GOAL>
Extract exactly the lines from the top of the records through the line containing "(tg) at (111,351)", and keep pictures out of the copy.

Rows from a dataset of charts and code
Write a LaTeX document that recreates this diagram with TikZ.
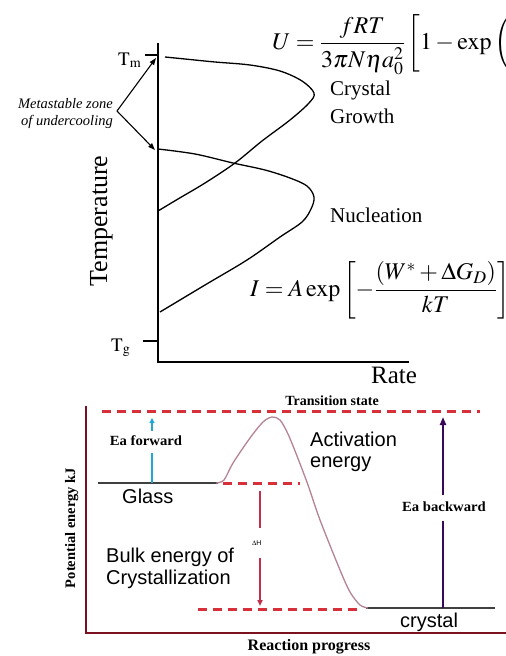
\documentclass[tikz,border=0pt]{standalone}
\usepackage{mathptmx}
\usepackage{fontspec}
\setmainfont{Liberation Serif}
\newfontfamily\arialf{Liberation Sans}
\usetikzlibrary{arrows.meta}
\definecolor{dashred}{HTML}{D8303A}
\definecolor{maroonax}{HTML}{7A1020}
\definecolor{mauve}{HTML}{B58492}
\definecolor{cyanar}{HTML}{22A6D6}
\definecolor{purplear}{HTML}{3A0858}
\definecolor{dhred}{HTML}{C0304A}
\definecolor{levelgray}{HTML}{404040}
\tikzset{
  ax/.style={line width=1.5pt},
  curve/.style={line width=1.3pt},
  blackarr/.style={line width=1.1pt,-{Triangle[length=7pt,width=5pt]}},
  reddash/.style={draw=dashred,line width=3pt,dash pattern=on 9pt off 6pt},
  serifbig/.style={font=\fontsize{21}{24}\selectfont},
  sanslab/.style={font=\arialf\fontsize{20}{22}\selectfont},
  boldlab/.style={font=\bfseries\fontsize{14}{16}\selectfont},
}
\begin{document}
\begin{tikzpicture}[x=1pt,y=-1pt]
\useasboundingbox (0,0) rectangle (506,656);
\fill[white] (0,0) rectangle (506,656);

% ---------- top diagram ----------
\coordinate (ytop) at (158,43);
\coordinate (org) at (158,362);
\coordinate (xend) at (409,362);
\draw[ax] (ytop) -- (org) -- (xend);
\coordinate (tmA) at (145,55); \coordinate (tmB) at (158,55);
\draw[ax] (tmA) -- (tmB);
\coordinate (tgA) at (143,341); \coordinate (tgB) at (158,341);
\draw[ax] (tgA) -- (tgB);

\node[anchor=base west,inner sep=0,font=\fontsize{19}{20}\selectfont] (tm) at (118,65) {$\mathrm{T_m}$};
\node[anchor=base west,inner sep=0,font=\fontsize{19}{20}\selectfont] (tg) at (111,351) {$\mathrm{T_g}$};

\node[rotate=90,anchor=base,inner sep=0,font=\fontsize{26}{28}\selectfont] (temp) at (107,221) {Temperature};
\node[anchor=base,inner sep=0,font=\fontsize{25}{28}\selectfont] (rate) at (394,383) {Rate};

% crystal growth curve
\draw[curve] plot[smooth,tension=0.55] coordinates {(165,57) (185,59) (215,62) (250,65) (280,71) (302,81) (314,93) (309,103) (290,120) (262,141) (235,163) (205,183) (178,199) (158,211)};
% nucleation curve
\draw[curve] plot[smooth,tension=0.55] coordinates {(158,149) (195,154) (233,163) (265,170) (290,178) (307,186) (314,197) (311,209) (302,222) (280,237) (247,260) (205,285) (160,312)};

\node[anchor=base west,inner sep=0,serifbig] (cry1) at (330,95) {Crystal};
\node[anchor=base west,inner sep=0,serifbig] (cry2) at (330,123) {Growth};
\node[anchor=base west,inner sep=0,serifbig] (nuc) at (330,222) {Nucleation};

\node[anchor=base east,inner sep=0,font=\itshape\fontsize{14.5}{16}\selectfont] (meta1) at (113,108) {Metastable zone};
\node[anchor=base east,inner sep=0,font=\itshape\fontsize{14.5}{16}\selectfont] (meta2) at (113,125) {of undercooling};
\coordinate (mz) at (117,111);
\coordinate (tmpt) at (156,58);
\coordinate (nupt) at (155,150);
\draw[blackarr] (mz) -- (tmpt);
\draw[blackarr] (mz) -- (nupt);

\node[anchor=west,inner sep=0,font=\fontsize{24}{26}\selectfont] (ueq) at (272,45)
  {$\displaystyle U=\frac{fRT}{3\pi N\eta a_0^2}\left[1-\exp\left(\vphantom{\frac{fRT}{3\pi N\eta a_0^2}}\right.\right.$};
\node[anchor=west,inner sep=0,font=\fontsize{24}{26}\selectfont] (ieq) at (250,290)
  {$\displaystyle I=A\exp\left[-\frac{(W^{*}+\Delta G_{D})}{kT}\right]$};

% ---------- bottom diagram ----------
\coordinate (bytop) at (86,406);
\coordinate (borg) at (86,633);
\coordinate (bxend) at (507,633);
\draw[draw=maroonax,line width=2.8pt] (bytop) -- (borg) -- (bxend);

\coordinate (d1a) at (102,411); \coordinate (d1b) at (480,411);
\draw[reddash] (d1a) -- (d1b);
\coordinate (d2a) at (223,483); \coordinate (d2b) at (300,483);
\draw[reddash] (d2a) -- (d2b);
\coordinate (d3a) at (198,609); \coordinate (d3b) at (362,609);
\draw[reddash] (d3a) -- (d3b);

\coordinate (gl1) at (98,483); \coordinate (gl2) at (218,483);
\draw[levelgray,line width=1.6pt] (gl1) -- (gl2);
\coordinate (cr1) at (366,608); \coordinate (cr2) at (495,608);
\draw[levelgray,line width=1.6pt] (cr1) -- (cr2);

\draw[mauve,line width=1.3pt] plot[smooth,tension=0.5] coordinates {(216,483) (224,480) (233,463) (250,438) (263,422) (272,417) (280,420) (288,434) (297,456) (308,485) (320,520) (340,570) (350,592) (360,605) (368,608)};

\node[anchor=base,inner sep=0,boldlab] (ts) at (332,405) {Transition state};

% Ea forward
\coordinate (ef1) at (152,483); \coordinate (ef2) at (152,453);
\draw[cyanar,line width=2pt] (ef1) -- (ef2);
\coordinate (ef3) at (152,431); \coordinate (ef4) at (152,418);
\draw[cyanar,line width=1.6pt,-{Triangle[length=5pt,width=5pt]}] (ef3) -- (ef4);
\node[anchor=base,inner sep=0,boldlab,xscale=1.05] (eaf) at (146,445) {Ea forward};

% Ea backward
\coordinate (eb1) at (443,608); \coordinate (eb2) at (443,521);
\draw[purplear,line width=2pt] (eb1) -- (eb2);
\coordinate (eb3) at (443,495); \coordinate (eb4) at (443,417);
\draw[purplear,line width=2pt,-{Triangle[length=8pt,width=6pt]}] (eb3) -- (eb4);
\node[anchor=base,inner sep=0,boldlab,xscale=1.05] (eab) at (444,511) {Ea backward};

% Delta H
\coordinate (dh1) at (260,491); \coordinate (dh2) at (260,528);
\draw[dhred,line width=2pt] (dh1) -- (dh2);
\coordinate (dh3) at (260,558); \coordinate (dh4) at (260,606);
\draw[dhred,line width=2pt,-{Triangle[length=6pt,width=5pt]}] (dh3) -- (dh4);
\node[anchor=base west,inner sep=0,font=\arialf\fontsize{7}{8}\selectfont] (dh) at (252,545) {$\Delta$H};

\node[anchor=base west,inner sep=0,sanslab] (act1) at (310,446) {Activation};
\node[anchor=base west,inner sep=0,sanslab] (act2) at (310,467) {energy};
\node[anchor=base west,inner sep=0,sanslab] (glass) at (122,503) {Glass};
\node[anchor=base west,inner sep=0,sanslab] (bulk1) at (106,562) {Bulk energy of};
\node[anchor=base west,inner sep=0,sanslab] (bulk2) at (106,584) {Crystallization};
\node[anchor=base west,inner sep=0,sanslab] (cryst) at (400,627) {crystal};

\node[rotate=90,anchor=base,inner sep=0,font=\bfseries\fontsize{14.5}{16}\selectfont] (pe) at (75,528) {Potential energy kJ};
\node[anchor=base,inner sep=0,font=\bfseries\fontsize{16}{18}\selectfont] (rp) at (309,650) {Reaction progress};
\end{tikzpicture}
\end{document}
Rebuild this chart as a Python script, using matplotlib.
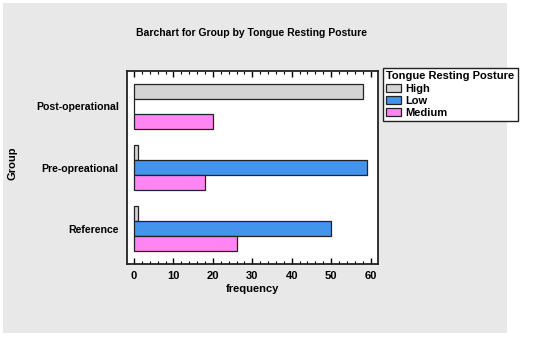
import matplotlib.pyplot as plt
import numpy as np
from matplotlib.patches import Rectangle
from matplotlib.ticker import MultipleLocator

plt.rcParams['font.family'] = ['Liberation Sans', 'DejaVu Sans']

# data
groups = ["Reference", "Pre-opreational", "Post-operational"]
levels = ["High", "Low", "Medium"]
high = [1, 1, 58]
low = [50, 59, 0]
medium = [26, 18, 20]
colors = ["#d4d4d4", "#4294ec", "#ff85f2"]

fig = plt.figure(figsize=(5.5, 3.38), dpi=100)
fig.patch.set_facecolor("white")
# grey panel behind everything
fig.patches.append(Rectangle((3/550, 5/338), 504/550, 330/338, transform=fig.transFigure,
                             facecolor="#e8e8e8", edgecolor="none", zorder=-10))

ax = fig.add_axes([127/550, 1 - 264/338, 251/550, 193/338])
ax.set_facecolor("white")

y = np.arange(len(groups))
h = 0.25
ax.barh(y + h, high, height=h, color=colors[0], edgecolor="#222222", linewidth=0.9, label=levels[0])
ax.barh(y, low, height=h, color=colors[1], edgecolor="#222222", linewidth=0.9, label=levels[1])
ax.barh(y - h, medium, height=h, color=colors[2], edgecolor="#222222", linewidth=0.9, label=levels[2])

ax.set_xlim(-1.8, 61.9)
ax.set_ylim(-0.58, 2.58)
ax.set_yticks(y)
ax.set_yticklabels(groups, fontsize=7.6, fontweight="bold")
ax.tick_params(axis="y", length=0, pad=6)
ax.xaxis.set_major_locator(MultipleLocator(10))
ax.xaxis.set_minor_locator(MultipleLocator(2))
ax.tick_params(axis="x", which="major", direction="in", top=True, length=4, width=1,
               labelsize=8, pad=5)
ax.tick_params(axis="x", which="minor", direction="in", top=True, length=2, width=0.8)
for lbl in ax.get_xticklabels():
    lbl.set_fontweight("bold")
for s in ax.spines.values():
    s.set_linewidth(1.3)
    s.set_color("#222222")

ax.set_xlabel("frequency", fontsize=8, fontweight="bold", labelpad=2)
fig.text(13/550, 1 - 163/338, "Group", rotation=90, fontsize=8, fontweight="bold",
         ha="center", va="center")
fig.text(252/550, 1 - 33/338, "Barchart for Group by Tongue Resting Posture",
         fontsize=7.5, fontweight="bold", ha="center", va="center")

leg = fig.legend(loc="upper left", bbox_to_anchor=(383/550, 1 - 68/338), title="Tongue Resting Posture",
                 fontsize=8, title_fontproperties={"weight": "bold", "size": 8},
                 frameon=True, fancybox=False, edgecolor="#222222", framealpha=1,
                 handlelength=1.35, handleheight=0.75, handletextpad=0.35, labelspacing=0.2,
                 borderpad=0.3, borderaxespad=0, alignment="left")
for t in leg.get_texts():
    t.set_fontweight("bold")
leg.get_frame().set_linewidth(1.0)

fig.savefig("out.png", dpi=100, facecolor=fig.get_facecolor())
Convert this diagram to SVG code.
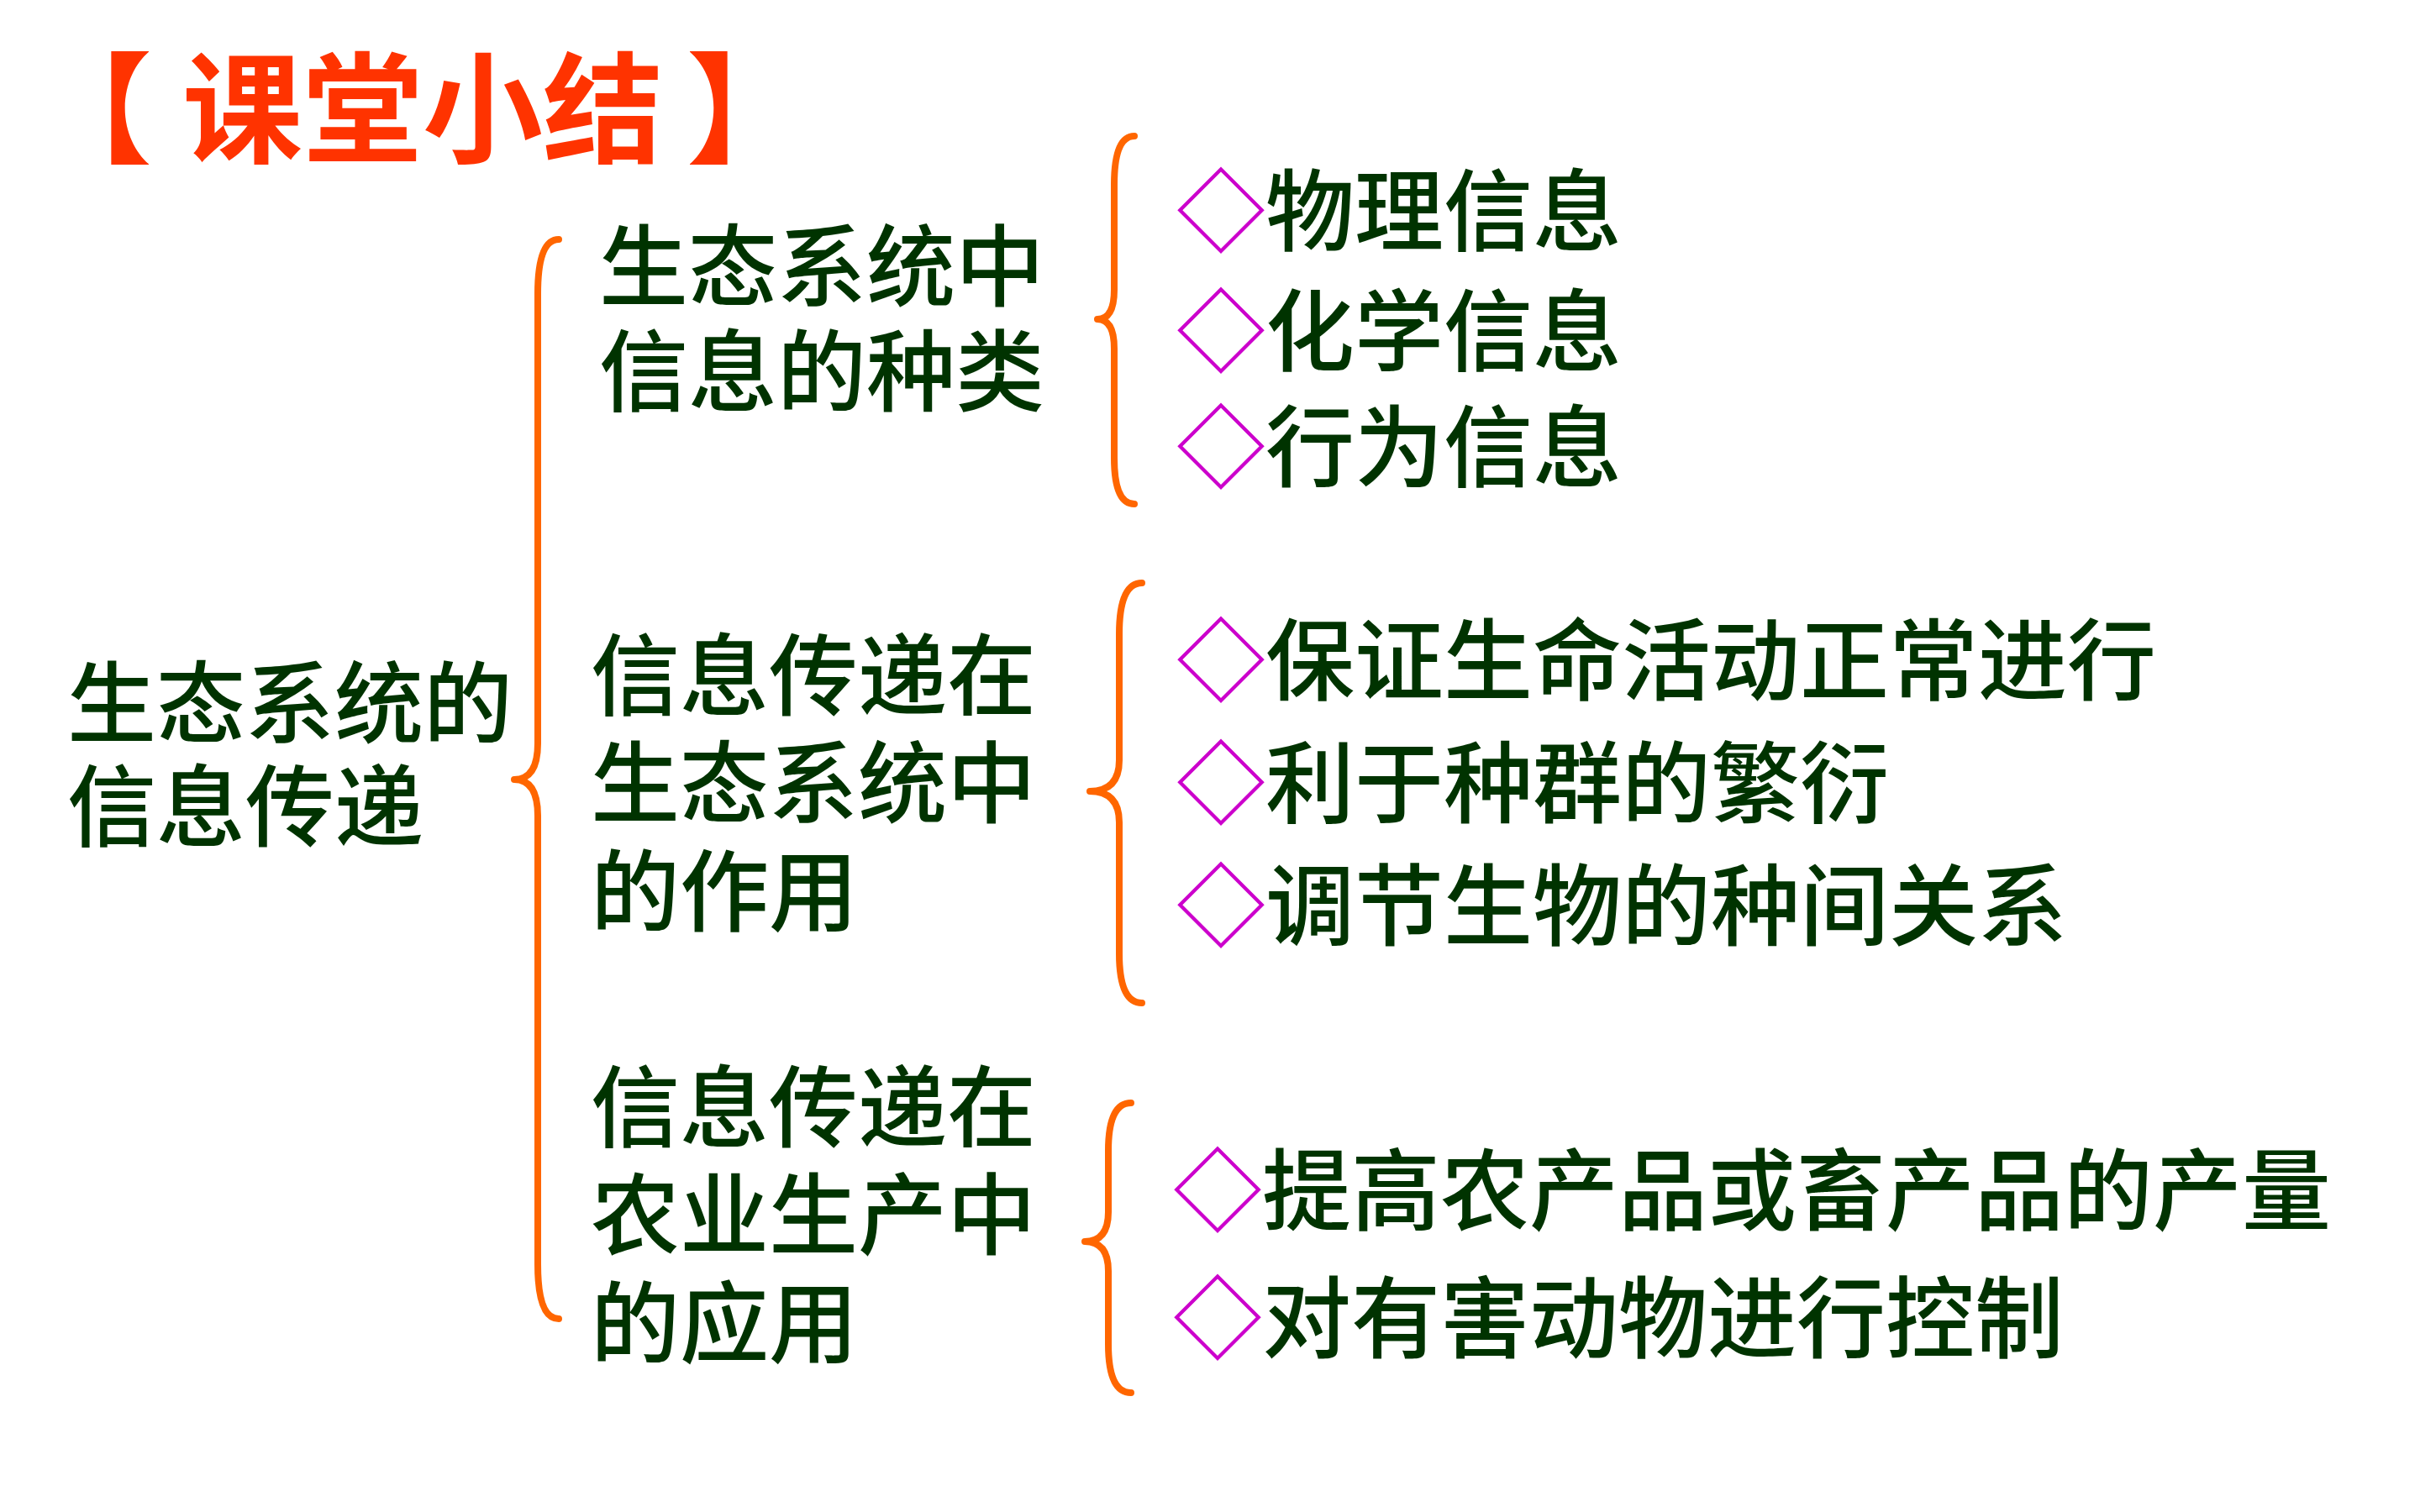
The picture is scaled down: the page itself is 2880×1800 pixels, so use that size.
<svg xmlns="http://www.w3.org/2000/svg" width="2880" height="1800" viewBox="0 0 2880 1800">
<style>
.t{font-family:"Noto Sans CJK SC","Noto Sans",sans-serif;font-size:106px;fill:#003300;font-weight:500}
.title{font-family:"Noto Sans CJK SC","Noto Sans",sans-serif;font-size:143px;fill:#FF3300;font-weight:700}
.d{fill:#CC00CC}
.brace{fill:none;stroke:#FF6600;stroke-width:8;stroke-linecap:round;stroke-linejoin:round}
</style>
<rect width="2880" height="1800" fill="#FFFFFF"/>
<g id="title"><text class="title" x="38" y="183">【<tspan dx="36">课堂小结</tspan><tspan dx="28">】</tspan></text></g>
<g id="root"><text class="t" x="80" y="876">生态系统的</text><text class="t" x="80" y="999">信息传递</text></g>
<g id="kind"><text class="t" x="713" y="356">生态系统中</text><text class="t" x="713" y="481">信息的种类</text></g>
<g id="role"><text class="t" x="703" y="843">信息传递在</text><text class="t" x="703" y="971">生态系统中</text><text class="t" x="703" y="1100">的作用</text></g>
<g id="app"><text class="t" x="703" y="1357">信息传递在</text><text class="t" x="703" y="1485">农业生产中</text><text class="t" x="703" y="1614">的应用</text></g>
<g id="k1"><text class="t" x="1400" y="290"><tspan class="d">◇</tspan>物理信息</text></g>
<g id="k2"><text class="t" x="1400" y="433"><tspan class="d">◇</tspan>化学信息</text></g>
<g id="k3"><text class="t" x="1400" y="571"><tspan class="d">◇</tspan>行为信息</text></g>
<g id="r1"><text class="t" x="1400" y="825"><tspan class="d">◇</tspan>保证生命活动正常进行</text></g>
<g id="r2"><text class="t" x="1400" y="971"><tspan class="d">◇</tspan>利于种群的繁衍</text></g>
<g id="r3"><text class="t" x="1400" y="1117"><tspan class="d">◇</tspan>调节生物的种间关系</text></g>
<g id="a1"><text class="t" x="1396" y="1456"><tspan class="d">◇</tspan>提高农产品或畜产品的产量</text></g>
<g id="a2"><text class="t" x="1396" y="1608"><tspan class="d">◇</tspan>对有害动物进行控制</text></g>
<g id="connectors">
<path class="brace" d="M665 285 Q640 285 640 350 L640 885 Q640 928 612 928 Q640 928 640 971 L640 1505 Q640 1570 665 1570"/>
<path class="brace" d="M1350 162 Q1326 162 1326 220 L1326 345 Q1326 380 1306 380 Q1326 380 1326 415 L1326 545 Q1326 600 1350 600"/>
<path class="brace" d="M1359 694 Q1332 694 1332 755 L1332 905 Q1332 942 1297 942 Q1332 942 1332 979 L1332 1135 Q1332 1194 1359 1194"/>
<path class="brace" d="M1346 1313 Q1319 1313 1319 1370 L1319 1443 Q1319 1478 1291 1478 Q1319 1478 1319 1513 L1319 1600 Q1319 1658 1346 1658"/>
</g>
</svg>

OUTPUT>
Write a LaTeX document that recreates this diagram with TikZ.
\documentclass[tikz,border=0pt]{standalone}
\usepackage{mathptmx}
\usepackage{fontspec}
\setmainfont{Liberation Serif}
\newfontfamily\arialf{Liberation Sans}
\usetikzlibrary{arrows.meta}
\definecolor{dashred}{HTML}{D8303A}
\definecolor{maroonax}{HTML}{7A1020}
\definecolor{mauve}{HTML}{B58492}
\definecolor{cyanar}{HTML}{22A6D6}
\definecolor{purplear}{HTML}{3A0858}
\definecolor{dhred}{HTML}{C0304A}
\definecolor{levelgray}{HTML}{404040}
\tikzset{
  ax/.style={line width=1.5pt},
  curve/.style={line width=1.3pt},
  blackarr/.style={line width=1.1pt,-{Triangle[length=7pt,width=5pt]}},
  reddash/.style={draw=dashred,line width=3pt,dash pattern=on 9pt off 6pt},
  serifbig/.style={font=\fontsize{21}{24}\selectfont},
  sanslab/.style={font=\arialf\fontsize{20}{22}\selectfont},
  boldlab/.style={font=\bfseries\fontsize{14}{16}\selectfont},
}
\begin{document}
\begin{tikzpicture}[x=1pt,y=-1pt]
\useasboundingbox (0,0) rectangle (506,656);
\fill[white] (0,0) rectangle (506,656);

% ---------- top diagram ----------
\coordinate (ytop) at (158,43);
\coordinate (org) at (158,362);
\coordinate (xend) at (409,362);
\draw[ax] (ytop) -- (org) -- (xend);
\coordinate (tmA) at (145,55); \coordinate (tmB) at (158,55);
\draw[ax] (tmA) -- (tmB);
\coordinate (tgA) at (143,341); \coordinate (tgB) at (158,341);
\draw[ax] (tgA) -- (tgB);

\node[anchor=base west,inner sep=0,font=\fontsize{19}{20}\selectfont] (tm) at (118,65) {$\mathrm{T_m}$};
\node[anchor=base west,inner sep=0,font=\fontsize{19}{20}\selectfont] (tg) at (111,351) {$\mathrm{T_g}$};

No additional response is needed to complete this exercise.